The study presents an analysis of the large-scale spatiotemporal variability of sea surface temperature (SST) in the Atlantic sector of the Arctic, a key region for the transformation of Atlantic waters and heat exchange between the North Atlantic and the Arctic Ocean. To achieve this, the Empirical Orthogonal Function (EOF) decomposition method was applied to the original monthly mean SST anomalies from the ERA5 reanalysis over the period 1950–2024. Three leading modes have been identified, collectively accounting for 55,8 % of the total SST variance. The first mode (25 % of the variance) exhibits a spatial dipole structure, separating the study area into western and eastern parts. It reflects the mechanism of intensified advection of Atlantic waters northward and eastward, correlating with the heat flux through Fram Strait ( R = 0.42) and the Arctic Dipole index ( R = 0.27). The second mode (16,4 % of the variance) is characterized by a latitude-oriented dipole structure.
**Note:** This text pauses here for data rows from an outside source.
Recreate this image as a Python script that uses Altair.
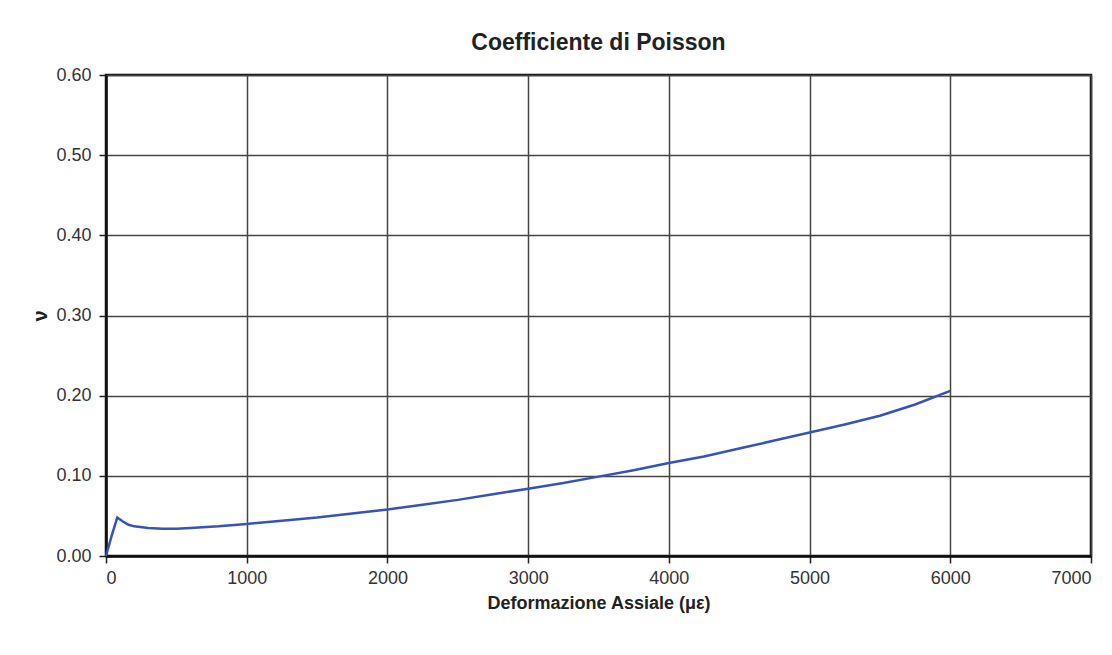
import altair as alt
import pandas as pd

# Axial strain (microstrain) and Poisson's ratio
strain = [0, 40, 80, 120, 160, 200, 300, 400, 500, 600, 800, 1000, 1250, 1500,
          1750, 2000, 2250, 2500, 2750, 3000, 3250, 3500, 3750, 4000, 4250,
          4500, 4750, 5000, 5250, 5500, 5750, 6000]
poisson = [0.000, 0.025, 0.048, 0.043, 0.039, 0.037, 0.035, 0.034, 0.034, 0.035,
           0.037, 0.040, 0.044, 0.048, 0.053, 0.058, 0.064, 0.070, 0.077, 0.084,
           0.091, 0.099, 0.107, 0.116, 0.124, 0.134, 0.144, 0.154, 0.164, 0.175,
           0.189, 0.206]

x_ticks = [0, 1000, 2000, 3000, 4000, 5000, 6000, 7000]
y_ticks = [0.0, 0.1, 0.2, 0.3, 0.4, 0.5, 0.6]

df = pd.DataFrame({"strain": strain, "nu": poisson})

font = "Liberation Sans"

chart = alt.Chart(df).mark_line(color="#3553b8", strokeWidth=2.5).encode(
    x=alt.X("strain:Q",
            scale=alt.Scale(domain=[0, 7000], nice=False),
            axis=alt.Axis(values=x_ticks, title="Deformazione Assiale (\u03bc\u03b5)",
                          format="d", labelFontSize=18, labelColor="#333333",
                          labelPadding=6, tickSize=7, tickColor="#222222",
                          tickWidth=1.5, domainColor="#111111", domainWidth=2.5,
                          titleFontSize=18, titleFontWeight="bold",
                          titleColor="#222222", titlePadding=7,
                          gridColor="#444444", gridWidth=1.5, gridOpacity=1)),
    y=alt.Y("nu:Q",
            scale=alt.Scale(domain=[0, 0.6], nice=False),
            axis=alt.Axis(values=y_ticks, title="\u03bd", format=".2f",
                          labelFontSize=18, labelColor="#333333", labelPadding=8,
                          tickSize=7, tickColor="#222222", tickWidth=1.5,
                          domainColor="#111111", domainWidth=2.5,
                          titleFontSize=20, titleFontWeight="bold",
                          titleColor="#222222", titlePadding=5,
                          gridColor="#444444", gridWidth=1.5, gridOpacity=1)),
).properties(
    width=985,
    height=481,
    title=alt.TitleParams("Coefficiente di Poisson", fontSize=23,
                          fontWeight="bold", color="#222222", offset=11,
                          anchor="middle"),
    autosize=alt.AutoSizeParams(type="none"),
    padding={"left": 98, "top": 67, "right": 13, "bottom": 90},
).configure(
    font=font,
).configure_view(
    stroke="#111111", strokeWidth=2.5,
)

chart.save("out.html", embed_options={"renderer": "svg", "actions": False})
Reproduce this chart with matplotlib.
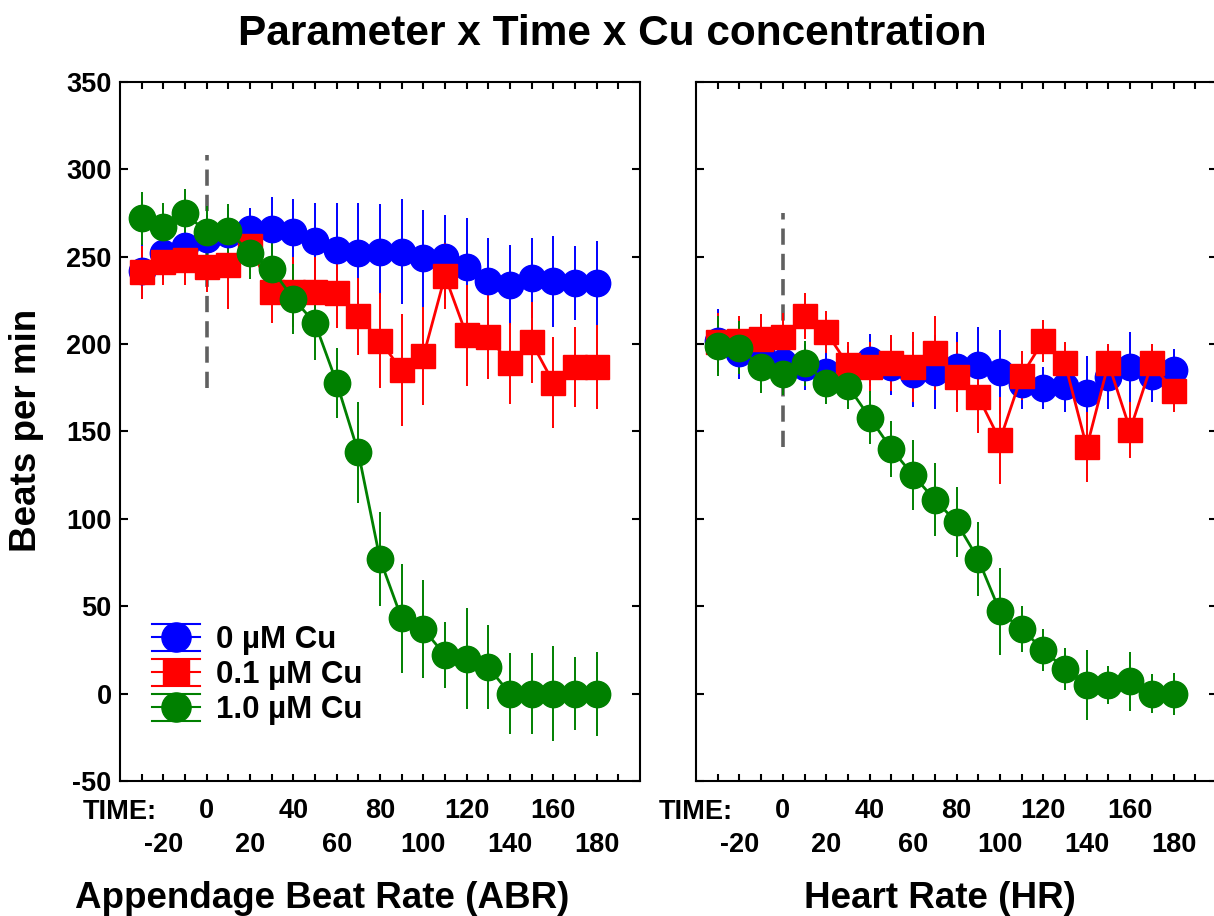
import matplotlib
matplotlib.use('Agg')
import matplotlib.pyplot as plt
from matplotlib.lines import Line2D
from matplotlib.legend_handler import HandlerBase

plt.rcParams['font.family'] = ['Liberation Sans', 'DejaVu Sans']
plt.rcParams['font.weight'] = 'bold'
plt.rcParams['axes.unicode_minus'] = False

# Tiempo (min) de cada medicion
time = [-30, -20, -10, 0, 10, 20, 30, 40, 50, 60, 70, 80, 90, 100, 110, 120, 130, 140, 150, 160, 170, 180]

# Appendage Beat Rate (ABR)
abr_0 = [242, 252, 256, 260, 263, 266, 266, 264, 259, 254, 252, 253, 253, 249, 250, 244, 236, 234, 238, 236, 235, 235]
abr_0_err = [16, 15, 15, 14, 15, 12, 18, 19, 22, 27, 29, 27, 30, 28, 24, 28, 25, 23, 23, 26, 21, 24]
abr_01 = [241, 247, 248, 244, 245, 256, 230, 230, 230, 229, 216, 202, 185, 193, 239, 205, 204, 189, 201, 178, 187, 187]
abr_01_err = [15, 13, 14, 14, 25, 12, 18, 20, 20, 20, 22, 27, 32, 28, 19, 29, 24, 23, 23, 26, 23, 24]
abr_1 = [272, 267, 275, 264, 265, 252, 243, 226, 212, 178, 138, 77, 43, 37, 22, 20, 15, 0, 0, 0, 0, 0]
abr_1_err = [15, 14, 14, 15, 15, 15, 18, 20, 21, 20, 29, 27, 31, 28, 19, 29, 24, 23, 23, 27, 21, 24]

# Heart Rate (HR)
hr_0 = [202, 195, 197, 190, 187, 184, 185, 191, 187, 183, 184, 187, 188, 184, 177, 175, 176, 172, 181, 187, 182, 185]
hr_0_err = [18, 15, 17, 15, 13, 13, 14, 15, 16, 19, 21, 20, 22, 24, 14, 12, 15, 21, 18, 20, 15, 12]
hr_01 = [201, 202, 203, 204, 216, 207, 188, 187, 189, 187, 195, 181, 170, 145, 182, 202, 189, 141, 189, 151, 189, 173]
hr_01_err = [17, 14, 14, 14, 13, 12, 13, 14, 16, 20, 21, 20, 21, 25, 14, 12, 12, 20, 11, 16, 11, 12]
hr_1 = [199, 198, 187, 183, 189, 178, 176, 158, 140, 125, 111, 98, 77, 47, 37, 25, 14, 5, 5, 7, 0, 0]
hr_1_err = [17, 15, 15, 12, 13, 12, 13, 15, 16, 20, 21, 20, 21, 25, 13, 12, 12, 20, 11, 17, 11, 12]

labels = ['0 µM Cu', '0.1 µM Cu', '1.0 µM Cu']
colors = ['#0000ff', '#ff0000', '#008000']
markers = ['o', 's', 'o']
msizes = [19, 17, 19]

# Linea punteada de aplicacion del Cu (t = 0)
cu_time = 0
abr_dash = [175, 308]
hr_dash = [141, 275]

# etiquetas del eje x en dos filas
row1_ticks = [0, 40, 80, 120, 160]
row2_ticks = [-20, 20, 60, 100, 140, 180]


class HandlerErr(HandlerBase):
    # marcador con lineas horizontales arriba y abajo, estilo Statistica
    def create_artists(self, legend, orig_handle, xdescent, ydescent,
                       width, height, fontsize, trans):
        c = orig_handle.get_color()
        x0, x1 = -xdescent, -xdescent + width
        yc = -ydescent + height / 2
        arts = []
        for y in (-ydescent, yc, -ydescent + height):
            ln = Line2D([x0, x1], [y, y], color=c, lw=1.5)
            ln.set_transform(trans)
            arts.append(ln)
        mk = Line2D([(x0 + x1) / 2], [yc], marker=orig_handle.get_marker(),
                    markersize=orig_handle.get_markersize(), color=c, lw=0)
        mk.set_transform(trans)
        arts.append(mk)
        return arts


fig = plt.figure(figsize=(12.14, 9.16), dpi=100)
ax1 = fig.add_axes([120 / 1214, 1 - 781 / 916, 520 / 1214, 699 / 916])
ax2 = fig.add_axes([696 / 1214, 1 - 781 / 916, 521 / 1214, 699 / 916])

panels = [
    (ax1, [abr_0, abr_01, abr_1], [abr_0_err, abr_01_err, abr_1_err], abr_dash),
    (ax2, [hr_0, hr_01, hr_1], [hr_0_err, hr_01_err, hr_1_err], hr_dash),
]

for ax, series, errs, dash in panels:
    ax.vlines(cu_time, dash[0], dash[1], colors='#606060', linewidth=2.6,
              linestyles=(0, (4.5, 2.5)), zorder=1)
    for vals, err, c, m, ms in zip(series, errs, colors, markers, msizes):
        ax.errorbar(time, vals, yerr=err, color=c, marker=m, markersize=ms,
                    lw=2.0, elinewidth=1.4, capsize=0)
    ax.set_xlim(-40, 200)
    ax.set_ylim(-50, 350)
    ax.set_yticks(range(-50, 351, 50))
    ax.set_xticks(range(-30, 191, 10))
    ax.set_xticklabels([str(t) if t in row1_ticks else '' for t in range(-30, 191, 10)])
    ax.tick_params(direction='in', top=True, right=True, length=6, width=1.5,
                   labelsize=19.5, pad=6)
    ax.tick_params(axis='x', length=5, pad=12)
    for sp in ax.spines.values():
        sp.set_linewidth(1.5)

    # segunda fila de etiquetas
    sec = ax.secondary_xaxis('bottom')
    sec.set_xticks(row2_ticks)
    sec.set_xticklabels([str(t) for t in row2_ticks])
    sec.tick_params(length=0, labelsize=19.5, pad=37)
    sec.spines['bottom'].set_visible(False)

    ax.text(0.0, -0.026, 'TIME:', transform=ax.transAxes,
            ha='center', va='top', fontsize=19.5, fontweight='bold')

ax2.tick_params(labelleft=False)

handles = [Line2D([], [], color=c, marker=m, markersize=ms + 2) for c, m, ms in zip(colors, markers, msizes)]
ax1.legend(handles, labels, handler_map={Line2D: HandlerErr()}, loc='lower left',
           bbox_to_anchor=(0.0615, 0.08), frameon=False, prop={'size': 22.5, 'weight': 'bold'},
           handlelength=1.55, handleheight=0.95, labelspacing=0.12, handletextpad=0.5,
           borderpad=0, borderaxespad=0)

fig.text(0.504, 1 - 34 / 916, 'Parameter x Time x Cu concentration', ha='center', va='center',
         fontsize=30.5, fontweight='bold')
fig.text(27 / 1214, 1 - 430 / 916, 'Beats per min', rotation=90, ha='center', va='center',
         fontsize=26.5, fontweight='bold')
fig.text(322 / 1214, 1 - 898 / 916, 'Appendage Beat Rate (ABR)', ha='center', va='center',
         fontsize=26.5, fontweight='bold')
fig.text(940 / 1214, 1 - 898 / 916, 'Heart Rate (HR)', ha='center', va='center',
         fontsize=26.5, fontweight='bold')

fig.savefig('out.png', dpi=100)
Its temporal evolution and significant correlation ( R = 0.58) with the Atlantic Meridional Overturning Circulation (AMOC) index reflect the influence of low-frequency oceanic variability. The third mode (14,4 % of the variance) exhibits a complex structure with a positive anomaly in the western and central parts of the basin. It is interpreted by the authors as an indicator of deep convection intensity in the Greenland Sea, a finding supported by its correlation with temperature in the 500–1750 m layer ( R = –0.48). It is established that the spatial structures identified are formed under the combined influence of advective heat transport by Atlantic waters, multi-decadal variability in the intensity of the AMOC, and atmospheric circulation patterns associated with the Arctic Dipole and the Arctic Oscillation. The results obtained quantitatively determine the contribution of the leading modes to the total SST variability in the Atlantic sector of the Arctic, which is essential for understanding the regional climate response to global changes and for refining the mechanisms of Arctic amplification.